The opportunities, Alemanno notes, lie “where the Letta report is, hence the insistence on energy market, telecom market, and in particular, the integration of financial services.”

Consensus on disagreement: A two-speed Europe

The retreat’s concrete outcome was growing momentum behind enhanced cooperation—allowing smaller groups of countries to move forward without unanimity. Von der Leyen, Germany, France, Spain, Belgium, Denmark, and Ireland voiced support for Draghi’s two-speed Europe proposal.

“It can be a positive development and can codify or confirm things which are already happening in certain policy areas,” Lilkov says, particularly, he stressed, on defense. But he warns: “On energy, I fear that two-speed Europe is actually unwanted because when it comes to energy, we need more cooperation, integration and scale.”

Alemanno sees the momentum as an acceptance that the EU can’t and won’t achieve the structural changes to act united: “Enhanced cooperation is a fig leaf for showing that there is no agreement whatsoever, but there is an agreement to perhaps go ahead on certain specific issues.” What he is most concerned about is that “they dress enhanced cooperation up as a sort of expression of pragmatic federalism, as though pragmatism and federalism are not in tension when the federal institutions are precisely what’s being sidestepped,” he said.
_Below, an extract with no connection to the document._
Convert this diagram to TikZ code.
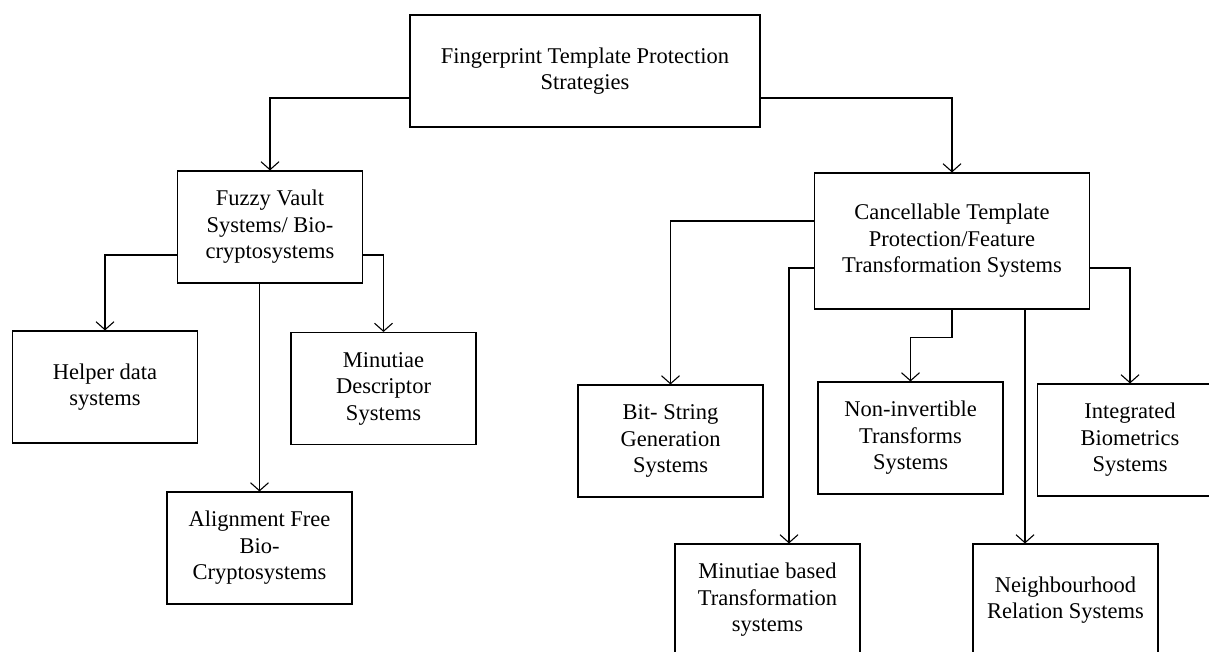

“In a way, enhanced cooperation is really antithetical to what the Union should do these days, which is to come together on common political interests that are still today not clearly identified,” he argues. “It seems that each government is pursuing its own political agenda,” said Alemanno. 

Leaders now have until June to translate competing visions into concrete proposals. They agree Europe needs to act. They agree national capitals should have more power in deciding how. What they cannot agree on is what comes next—leaving enhanced cooperation as the only consensus: permission to disagree, and move forward anyway.